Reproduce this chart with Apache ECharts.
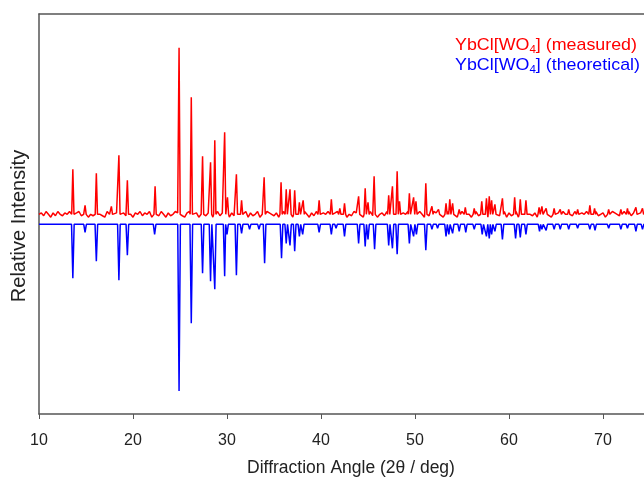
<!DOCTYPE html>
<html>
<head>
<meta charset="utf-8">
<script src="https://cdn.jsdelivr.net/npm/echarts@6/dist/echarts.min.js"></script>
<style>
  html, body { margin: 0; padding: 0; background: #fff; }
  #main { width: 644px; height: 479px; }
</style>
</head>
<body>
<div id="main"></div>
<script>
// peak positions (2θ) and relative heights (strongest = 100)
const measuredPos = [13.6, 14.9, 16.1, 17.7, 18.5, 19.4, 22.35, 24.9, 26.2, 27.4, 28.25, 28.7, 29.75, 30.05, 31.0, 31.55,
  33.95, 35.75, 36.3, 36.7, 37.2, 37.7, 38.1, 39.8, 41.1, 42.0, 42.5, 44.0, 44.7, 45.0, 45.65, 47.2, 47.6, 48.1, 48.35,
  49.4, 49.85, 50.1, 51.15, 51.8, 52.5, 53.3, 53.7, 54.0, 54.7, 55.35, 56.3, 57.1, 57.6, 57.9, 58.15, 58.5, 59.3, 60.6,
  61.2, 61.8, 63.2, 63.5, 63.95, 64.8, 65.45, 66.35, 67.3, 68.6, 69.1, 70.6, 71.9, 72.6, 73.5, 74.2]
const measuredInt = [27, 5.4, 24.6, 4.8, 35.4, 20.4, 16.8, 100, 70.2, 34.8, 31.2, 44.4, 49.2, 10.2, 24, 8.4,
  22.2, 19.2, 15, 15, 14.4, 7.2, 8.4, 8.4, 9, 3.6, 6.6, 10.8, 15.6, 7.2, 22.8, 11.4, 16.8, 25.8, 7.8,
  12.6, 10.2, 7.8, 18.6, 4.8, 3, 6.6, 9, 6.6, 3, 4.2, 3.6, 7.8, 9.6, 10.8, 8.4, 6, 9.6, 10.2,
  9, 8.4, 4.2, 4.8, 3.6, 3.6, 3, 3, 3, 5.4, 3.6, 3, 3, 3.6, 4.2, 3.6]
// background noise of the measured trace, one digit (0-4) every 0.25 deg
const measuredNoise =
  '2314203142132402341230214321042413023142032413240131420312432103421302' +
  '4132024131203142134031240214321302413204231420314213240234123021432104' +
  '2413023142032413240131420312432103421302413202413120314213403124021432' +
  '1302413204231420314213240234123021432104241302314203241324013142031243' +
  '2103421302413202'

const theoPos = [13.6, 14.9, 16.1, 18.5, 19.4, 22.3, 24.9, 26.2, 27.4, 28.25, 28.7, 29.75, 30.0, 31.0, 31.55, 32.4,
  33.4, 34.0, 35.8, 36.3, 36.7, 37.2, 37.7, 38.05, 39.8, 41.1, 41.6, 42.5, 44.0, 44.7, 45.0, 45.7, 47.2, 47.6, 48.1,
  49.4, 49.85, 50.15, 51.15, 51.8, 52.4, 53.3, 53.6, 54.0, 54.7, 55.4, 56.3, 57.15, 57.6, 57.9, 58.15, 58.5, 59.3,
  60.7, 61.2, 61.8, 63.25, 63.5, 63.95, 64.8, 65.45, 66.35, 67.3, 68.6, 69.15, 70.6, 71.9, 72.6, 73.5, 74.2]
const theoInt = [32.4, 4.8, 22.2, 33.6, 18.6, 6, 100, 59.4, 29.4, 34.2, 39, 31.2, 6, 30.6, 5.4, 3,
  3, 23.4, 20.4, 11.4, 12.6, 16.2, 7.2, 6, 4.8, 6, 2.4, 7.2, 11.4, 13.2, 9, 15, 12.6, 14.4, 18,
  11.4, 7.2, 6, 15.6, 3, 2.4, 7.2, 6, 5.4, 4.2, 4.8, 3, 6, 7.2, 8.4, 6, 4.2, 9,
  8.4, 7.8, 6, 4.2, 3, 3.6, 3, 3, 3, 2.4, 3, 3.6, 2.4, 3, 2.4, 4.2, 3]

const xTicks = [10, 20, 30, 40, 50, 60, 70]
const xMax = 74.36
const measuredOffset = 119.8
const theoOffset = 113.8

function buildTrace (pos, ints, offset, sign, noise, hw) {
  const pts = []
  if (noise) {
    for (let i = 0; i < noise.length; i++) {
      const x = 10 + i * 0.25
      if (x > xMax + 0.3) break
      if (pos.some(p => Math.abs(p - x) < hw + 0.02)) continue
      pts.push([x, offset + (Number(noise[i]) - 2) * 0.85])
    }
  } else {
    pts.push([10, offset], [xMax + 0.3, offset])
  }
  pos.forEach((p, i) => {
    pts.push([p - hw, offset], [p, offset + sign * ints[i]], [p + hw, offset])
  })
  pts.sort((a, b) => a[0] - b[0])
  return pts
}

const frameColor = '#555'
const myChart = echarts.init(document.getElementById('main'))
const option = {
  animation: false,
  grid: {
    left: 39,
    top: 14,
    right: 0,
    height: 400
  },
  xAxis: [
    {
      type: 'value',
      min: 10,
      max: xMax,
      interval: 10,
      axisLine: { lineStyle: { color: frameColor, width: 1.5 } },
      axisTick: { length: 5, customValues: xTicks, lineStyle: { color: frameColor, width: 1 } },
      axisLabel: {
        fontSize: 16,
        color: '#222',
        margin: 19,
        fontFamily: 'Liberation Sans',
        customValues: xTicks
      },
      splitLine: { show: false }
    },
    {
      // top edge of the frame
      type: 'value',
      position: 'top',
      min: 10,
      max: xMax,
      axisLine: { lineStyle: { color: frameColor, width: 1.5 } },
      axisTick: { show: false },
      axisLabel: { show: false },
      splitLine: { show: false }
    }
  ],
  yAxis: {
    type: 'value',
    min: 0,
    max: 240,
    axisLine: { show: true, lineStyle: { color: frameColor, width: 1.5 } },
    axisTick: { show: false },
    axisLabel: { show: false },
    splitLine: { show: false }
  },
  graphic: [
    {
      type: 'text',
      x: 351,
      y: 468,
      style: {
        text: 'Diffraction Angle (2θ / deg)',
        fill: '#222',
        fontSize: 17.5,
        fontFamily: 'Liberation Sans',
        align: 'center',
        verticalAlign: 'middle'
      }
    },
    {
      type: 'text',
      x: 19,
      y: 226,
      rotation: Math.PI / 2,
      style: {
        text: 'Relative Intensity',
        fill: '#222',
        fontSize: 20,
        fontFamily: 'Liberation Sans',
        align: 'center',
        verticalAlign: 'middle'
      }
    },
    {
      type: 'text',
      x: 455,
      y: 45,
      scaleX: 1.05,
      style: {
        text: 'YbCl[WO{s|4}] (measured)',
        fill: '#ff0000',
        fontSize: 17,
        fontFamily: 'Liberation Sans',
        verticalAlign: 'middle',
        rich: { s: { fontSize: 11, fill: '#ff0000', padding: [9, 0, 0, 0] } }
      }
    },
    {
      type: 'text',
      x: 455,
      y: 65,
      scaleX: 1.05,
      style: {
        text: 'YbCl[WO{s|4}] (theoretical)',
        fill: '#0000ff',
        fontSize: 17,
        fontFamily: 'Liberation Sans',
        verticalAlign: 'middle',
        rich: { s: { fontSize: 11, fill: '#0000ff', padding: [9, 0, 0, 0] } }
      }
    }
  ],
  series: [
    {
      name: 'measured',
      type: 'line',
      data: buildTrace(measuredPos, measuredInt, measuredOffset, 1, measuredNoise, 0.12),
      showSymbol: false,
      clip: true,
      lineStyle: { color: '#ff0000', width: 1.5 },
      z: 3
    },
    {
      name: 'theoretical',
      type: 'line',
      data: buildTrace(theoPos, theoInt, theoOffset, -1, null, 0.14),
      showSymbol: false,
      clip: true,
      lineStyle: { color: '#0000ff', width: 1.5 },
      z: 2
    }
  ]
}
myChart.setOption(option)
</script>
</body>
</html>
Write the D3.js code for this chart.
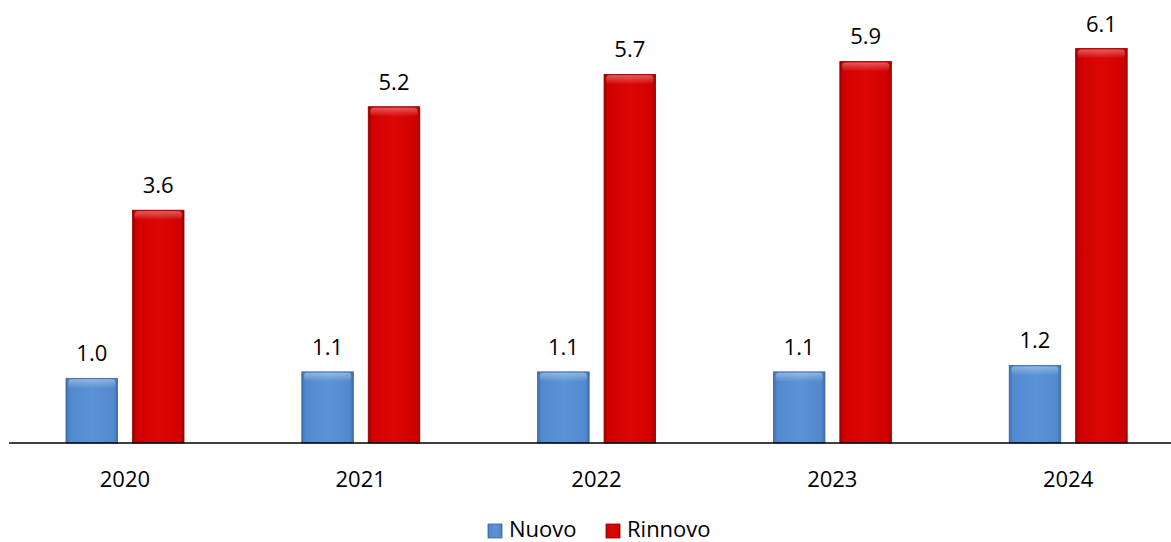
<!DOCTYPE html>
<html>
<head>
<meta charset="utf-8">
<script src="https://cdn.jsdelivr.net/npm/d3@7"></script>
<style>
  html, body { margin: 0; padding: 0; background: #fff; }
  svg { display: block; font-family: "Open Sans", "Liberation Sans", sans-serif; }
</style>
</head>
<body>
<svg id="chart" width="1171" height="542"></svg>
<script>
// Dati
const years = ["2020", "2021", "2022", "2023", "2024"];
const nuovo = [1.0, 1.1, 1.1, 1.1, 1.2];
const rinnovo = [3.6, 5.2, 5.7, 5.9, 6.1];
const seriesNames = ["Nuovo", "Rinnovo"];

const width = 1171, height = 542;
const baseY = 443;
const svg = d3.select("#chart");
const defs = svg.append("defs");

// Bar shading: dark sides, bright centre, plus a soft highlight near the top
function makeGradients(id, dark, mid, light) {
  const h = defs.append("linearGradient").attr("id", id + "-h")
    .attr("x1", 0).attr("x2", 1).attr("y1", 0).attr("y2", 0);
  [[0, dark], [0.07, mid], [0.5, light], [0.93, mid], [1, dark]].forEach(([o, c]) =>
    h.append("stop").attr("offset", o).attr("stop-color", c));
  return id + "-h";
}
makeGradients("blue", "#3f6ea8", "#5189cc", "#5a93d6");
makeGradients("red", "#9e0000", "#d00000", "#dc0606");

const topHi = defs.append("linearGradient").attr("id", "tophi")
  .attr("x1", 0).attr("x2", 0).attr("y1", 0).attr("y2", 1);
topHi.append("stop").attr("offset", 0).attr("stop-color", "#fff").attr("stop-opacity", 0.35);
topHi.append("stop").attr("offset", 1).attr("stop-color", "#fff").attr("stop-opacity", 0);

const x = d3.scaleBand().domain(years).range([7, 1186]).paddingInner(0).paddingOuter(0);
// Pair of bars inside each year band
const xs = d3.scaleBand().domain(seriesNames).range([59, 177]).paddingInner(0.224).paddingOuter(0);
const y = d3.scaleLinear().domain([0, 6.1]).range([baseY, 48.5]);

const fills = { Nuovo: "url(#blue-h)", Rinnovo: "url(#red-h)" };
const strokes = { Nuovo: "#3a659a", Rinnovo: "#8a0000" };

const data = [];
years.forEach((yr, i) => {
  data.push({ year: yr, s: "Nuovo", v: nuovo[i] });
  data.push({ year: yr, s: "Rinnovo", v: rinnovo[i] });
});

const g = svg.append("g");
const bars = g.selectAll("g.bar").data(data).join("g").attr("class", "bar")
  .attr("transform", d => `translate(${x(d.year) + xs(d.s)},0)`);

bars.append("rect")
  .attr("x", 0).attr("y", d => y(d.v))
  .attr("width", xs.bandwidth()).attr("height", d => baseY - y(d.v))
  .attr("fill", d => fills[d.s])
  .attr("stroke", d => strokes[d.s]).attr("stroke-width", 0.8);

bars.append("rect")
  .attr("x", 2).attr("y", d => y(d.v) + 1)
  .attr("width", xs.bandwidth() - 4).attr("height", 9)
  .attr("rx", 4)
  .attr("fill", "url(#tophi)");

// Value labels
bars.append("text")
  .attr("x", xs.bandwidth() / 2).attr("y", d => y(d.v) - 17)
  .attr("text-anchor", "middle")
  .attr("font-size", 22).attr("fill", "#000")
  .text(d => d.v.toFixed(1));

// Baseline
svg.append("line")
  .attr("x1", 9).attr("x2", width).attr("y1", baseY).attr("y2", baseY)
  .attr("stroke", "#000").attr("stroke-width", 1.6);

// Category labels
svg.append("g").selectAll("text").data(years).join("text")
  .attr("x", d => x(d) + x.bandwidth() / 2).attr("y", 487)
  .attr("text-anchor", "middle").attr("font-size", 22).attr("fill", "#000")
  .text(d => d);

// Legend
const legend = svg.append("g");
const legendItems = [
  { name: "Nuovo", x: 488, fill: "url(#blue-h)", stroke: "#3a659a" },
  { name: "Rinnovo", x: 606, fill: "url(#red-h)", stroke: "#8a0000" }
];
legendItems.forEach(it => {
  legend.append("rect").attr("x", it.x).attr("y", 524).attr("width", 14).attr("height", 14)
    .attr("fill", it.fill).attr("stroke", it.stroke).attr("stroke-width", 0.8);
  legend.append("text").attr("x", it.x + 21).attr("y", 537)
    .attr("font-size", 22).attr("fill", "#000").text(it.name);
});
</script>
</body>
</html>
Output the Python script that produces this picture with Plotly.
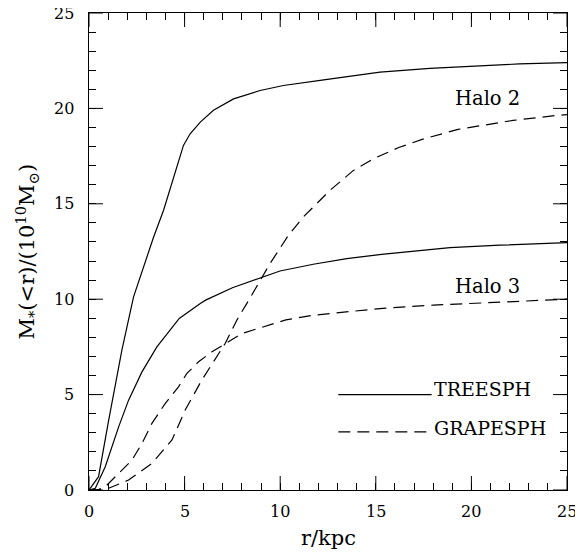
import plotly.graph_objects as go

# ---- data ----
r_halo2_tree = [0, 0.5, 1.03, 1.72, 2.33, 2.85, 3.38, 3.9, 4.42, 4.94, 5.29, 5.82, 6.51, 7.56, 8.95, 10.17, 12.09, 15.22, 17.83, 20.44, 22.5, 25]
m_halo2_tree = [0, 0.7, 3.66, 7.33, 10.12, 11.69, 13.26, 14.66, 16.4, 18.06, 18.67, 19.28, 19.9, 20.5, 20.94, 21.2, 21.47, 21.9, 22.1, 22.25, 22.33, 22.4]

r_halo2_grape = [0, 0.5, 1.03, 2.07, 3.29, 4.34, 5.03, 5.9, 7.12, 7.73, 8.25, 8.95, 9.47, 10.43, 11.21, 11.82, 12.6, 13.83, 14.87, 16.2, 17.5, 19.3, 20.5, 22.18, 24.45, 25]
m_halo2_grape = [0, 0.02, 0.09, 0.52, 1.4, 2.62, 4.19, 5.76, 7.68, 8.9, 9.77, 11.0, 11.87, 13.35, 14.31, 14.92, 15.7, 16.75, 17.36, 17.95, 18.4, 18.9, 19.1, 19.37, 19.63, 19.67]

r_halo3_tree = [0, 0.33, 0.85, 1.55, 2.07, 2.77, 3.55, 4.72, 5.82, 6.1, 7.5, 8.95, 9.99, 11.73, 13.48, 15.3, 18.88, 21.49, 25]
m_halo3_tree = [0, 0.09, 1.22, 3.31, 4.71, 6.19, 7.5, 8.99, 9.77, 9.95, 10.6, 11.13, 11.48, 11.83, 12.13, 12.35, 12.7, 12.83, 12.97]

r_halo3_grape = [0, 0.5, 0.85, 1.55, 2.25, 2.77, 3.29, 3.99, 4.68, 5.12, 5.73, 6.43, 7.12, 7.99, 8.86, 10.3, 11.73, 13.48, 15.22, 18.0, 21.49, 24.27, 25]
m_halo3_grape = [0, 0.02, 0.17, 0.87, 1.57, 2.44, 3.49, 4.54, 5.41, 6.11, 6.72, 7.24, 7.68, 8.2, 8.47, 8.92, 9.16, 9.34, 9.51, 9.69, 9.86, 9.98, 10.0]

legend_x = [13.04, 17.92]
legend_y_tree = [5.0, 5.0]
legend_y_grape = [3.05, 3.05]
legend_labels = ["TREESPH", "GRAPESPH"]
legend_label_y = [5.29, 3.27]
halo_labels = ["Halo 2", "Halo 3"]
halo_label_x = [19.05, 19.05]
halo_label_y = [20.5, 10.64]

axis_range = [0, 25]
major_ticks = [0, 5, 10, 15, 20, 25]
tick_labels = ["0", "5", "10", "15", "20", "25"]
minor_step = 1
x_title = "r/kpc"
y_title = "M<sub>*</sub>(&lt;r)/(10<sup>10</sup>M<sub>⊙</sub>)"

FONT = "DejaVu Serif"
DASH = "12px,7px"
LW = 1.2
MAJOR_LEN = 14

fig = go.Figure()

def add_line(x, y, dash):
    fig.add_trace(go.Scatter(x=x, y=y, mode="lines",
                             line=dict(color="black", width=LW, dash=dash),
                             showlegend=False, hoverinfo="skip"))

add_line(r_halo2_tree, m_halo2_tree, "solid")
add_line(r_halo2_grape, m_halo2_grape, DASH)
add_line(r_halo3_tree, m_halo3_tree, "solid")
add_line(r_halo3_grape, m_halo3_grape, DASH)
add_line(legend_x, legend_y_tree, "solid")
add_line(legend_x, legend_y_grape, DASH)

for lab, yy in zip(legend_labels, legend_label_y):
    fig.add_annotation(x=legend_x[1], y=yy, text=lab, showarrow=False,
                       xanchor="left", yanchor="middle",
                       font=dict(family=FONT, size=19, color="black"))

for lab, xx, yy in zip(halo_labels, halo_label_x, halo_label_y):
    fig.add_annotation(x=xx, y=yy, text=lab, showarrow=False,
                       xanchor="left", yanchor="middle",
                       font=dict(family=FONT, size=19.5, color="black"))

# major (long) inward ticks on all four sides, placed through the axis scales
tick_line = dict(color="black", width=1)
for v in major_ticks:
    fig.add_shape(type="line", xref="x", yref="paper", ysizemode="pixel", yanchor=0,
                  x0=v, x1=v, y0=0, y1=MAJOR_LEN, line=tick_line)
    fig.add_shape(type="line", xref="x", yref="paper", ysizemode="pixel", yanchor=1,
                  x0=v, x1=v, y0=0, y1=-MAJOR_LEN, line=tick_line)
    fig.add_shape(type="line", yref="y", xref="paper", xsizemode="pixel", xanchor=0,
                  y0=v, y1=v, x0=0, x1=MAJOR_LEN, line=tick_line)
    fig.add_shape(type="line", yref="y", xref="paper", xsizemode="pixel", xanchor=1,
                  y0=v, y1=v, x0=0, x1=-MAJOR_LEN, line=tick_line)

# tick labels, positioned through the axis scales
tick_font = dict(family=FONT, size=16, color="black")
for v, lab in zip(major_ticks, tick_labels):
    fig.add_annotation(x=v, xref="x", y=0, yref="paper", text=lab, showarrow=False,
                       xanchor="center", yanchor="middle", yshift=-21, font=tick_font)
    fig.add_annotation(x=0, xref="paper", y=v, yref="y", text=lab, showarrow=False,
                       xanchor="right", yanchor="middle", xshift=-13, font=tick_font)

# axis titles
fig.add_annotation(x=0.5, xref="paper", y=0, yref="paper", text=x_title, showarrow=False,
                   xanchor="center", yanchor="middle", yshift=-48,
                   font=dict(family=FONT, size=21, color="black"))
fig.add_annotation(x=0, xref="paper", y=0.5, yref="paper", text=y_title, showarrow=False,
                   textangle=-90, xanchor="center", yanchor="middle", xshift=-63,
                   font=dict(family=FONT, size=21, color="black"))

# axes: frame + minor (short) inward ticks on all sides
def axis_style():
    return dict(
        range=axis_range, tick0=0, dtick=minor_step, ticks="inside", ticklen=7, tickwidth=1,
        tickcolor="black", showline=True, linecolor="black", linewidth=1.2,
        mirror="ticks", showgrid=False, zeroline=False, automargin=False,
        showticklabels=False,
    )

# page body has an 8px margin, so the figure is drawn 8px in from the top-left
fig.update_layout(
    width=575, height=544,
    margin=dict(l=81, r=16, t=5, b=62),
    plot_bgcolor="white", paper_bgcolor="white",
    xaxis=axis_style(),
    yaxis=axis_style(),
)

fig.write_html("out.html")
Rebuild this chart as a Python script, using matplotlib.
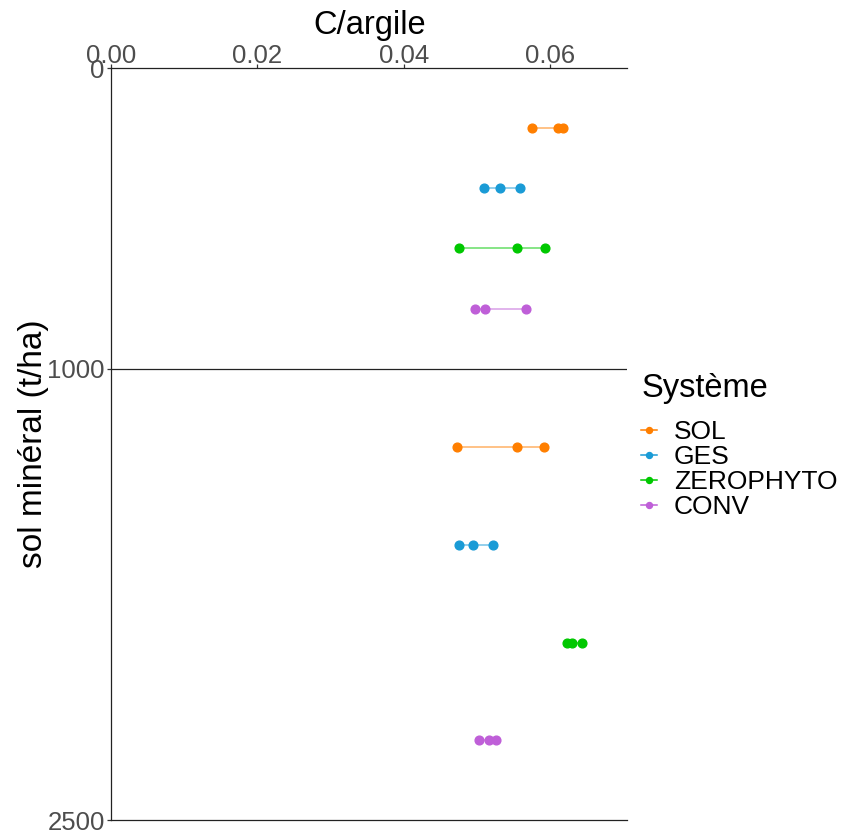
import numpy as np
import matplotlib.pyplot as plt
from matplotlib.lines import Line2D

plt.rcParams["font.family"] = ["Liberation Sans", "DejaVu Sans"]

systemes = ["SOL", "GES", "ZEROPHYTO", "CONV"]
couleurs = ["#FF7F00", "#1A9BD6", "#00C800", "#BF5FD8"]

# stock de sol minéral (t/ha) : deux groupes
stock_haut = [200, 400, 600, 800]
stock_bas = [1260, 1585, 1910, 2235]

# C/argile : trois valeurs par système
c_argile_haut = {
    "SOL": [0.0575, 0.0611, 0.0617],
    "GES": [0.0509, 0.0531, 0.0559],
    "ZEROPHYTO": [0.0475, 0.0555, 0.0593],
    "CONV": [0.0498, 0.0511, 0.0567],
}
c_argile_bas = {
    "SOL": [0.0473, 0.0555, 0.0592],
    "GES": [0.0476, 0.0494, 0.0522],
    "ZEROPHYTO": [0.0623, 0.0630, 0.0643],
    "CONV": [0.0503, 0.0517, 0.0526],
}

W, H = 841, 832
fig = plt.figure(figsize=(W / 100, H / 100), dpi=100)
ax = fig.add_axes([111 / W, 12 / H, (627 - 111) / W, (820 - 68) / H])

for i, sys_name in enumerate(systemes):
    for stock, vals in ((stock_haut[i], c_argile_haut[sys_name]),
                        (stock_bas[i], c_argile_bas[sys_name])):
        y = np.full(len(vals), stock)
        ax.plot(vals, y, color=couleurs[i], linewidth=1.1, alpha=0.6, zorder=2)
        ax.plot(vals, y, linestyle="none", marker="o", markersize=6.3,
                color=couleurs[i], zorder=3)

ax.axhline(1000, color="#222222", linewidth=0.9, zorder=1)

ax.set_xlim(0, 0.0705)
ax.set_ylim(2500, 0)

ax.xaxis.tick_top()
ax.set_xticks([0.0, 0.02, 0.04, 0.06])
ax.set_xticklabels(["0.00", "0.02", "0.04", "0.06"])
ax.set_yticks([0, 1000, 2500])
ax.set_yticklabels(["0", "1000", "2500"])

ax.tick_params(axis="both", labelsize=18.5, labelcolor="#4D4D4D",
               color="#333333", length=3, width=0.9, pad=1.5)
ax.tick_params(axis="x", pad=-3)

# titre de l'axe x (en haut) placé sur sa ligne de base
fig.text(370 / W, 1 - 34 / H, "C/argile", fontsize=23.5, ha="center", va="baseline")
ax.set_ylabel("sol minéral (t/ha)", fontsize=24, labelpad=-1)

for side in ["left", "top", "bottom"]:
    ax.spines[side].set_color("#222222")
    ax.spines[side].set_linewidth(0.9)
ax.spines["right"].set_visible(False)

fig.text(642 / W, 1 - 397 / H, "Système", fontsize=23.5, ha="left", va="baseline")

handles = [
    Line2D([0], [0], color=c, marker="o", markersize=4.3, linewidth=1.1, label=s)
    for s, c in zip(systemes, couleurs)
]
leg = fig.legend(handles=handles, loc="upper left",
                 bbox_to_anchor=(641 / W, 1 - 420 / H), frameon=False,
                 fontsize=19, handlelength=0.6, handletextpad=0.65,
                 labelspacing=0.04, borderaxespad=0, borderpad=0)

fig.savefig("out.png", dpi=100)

+-------+

What is expected:
Copy only the lines above from the one containing "Rebuild this chart" through the one containing "stock_bas = [1260, 1585, 1910, 2235]", both included. Leave out the pictures.

Output for this exercise:
Rebuild this chart as a Python script, using matplotlib.
import numpy as np
import matplotlib.pyplot as plt
from matplotlib.lines import Line2D

plt.rcParams["font.family"] = ["Liberation Sans", "DejaVu Sans"]

systemes = ["SOL", "GES", "ZEROPHYTO", "CONV"]
couleurs = ["#FF7F00", "#1A9BD6", "#00C800", "#BF5FD8"]

# stock de sol minéral (t/ha) : deux groupes
stock_haut = [200, 400, 600, 800]
stock_bas = [1260, 1585, 1910, 2235]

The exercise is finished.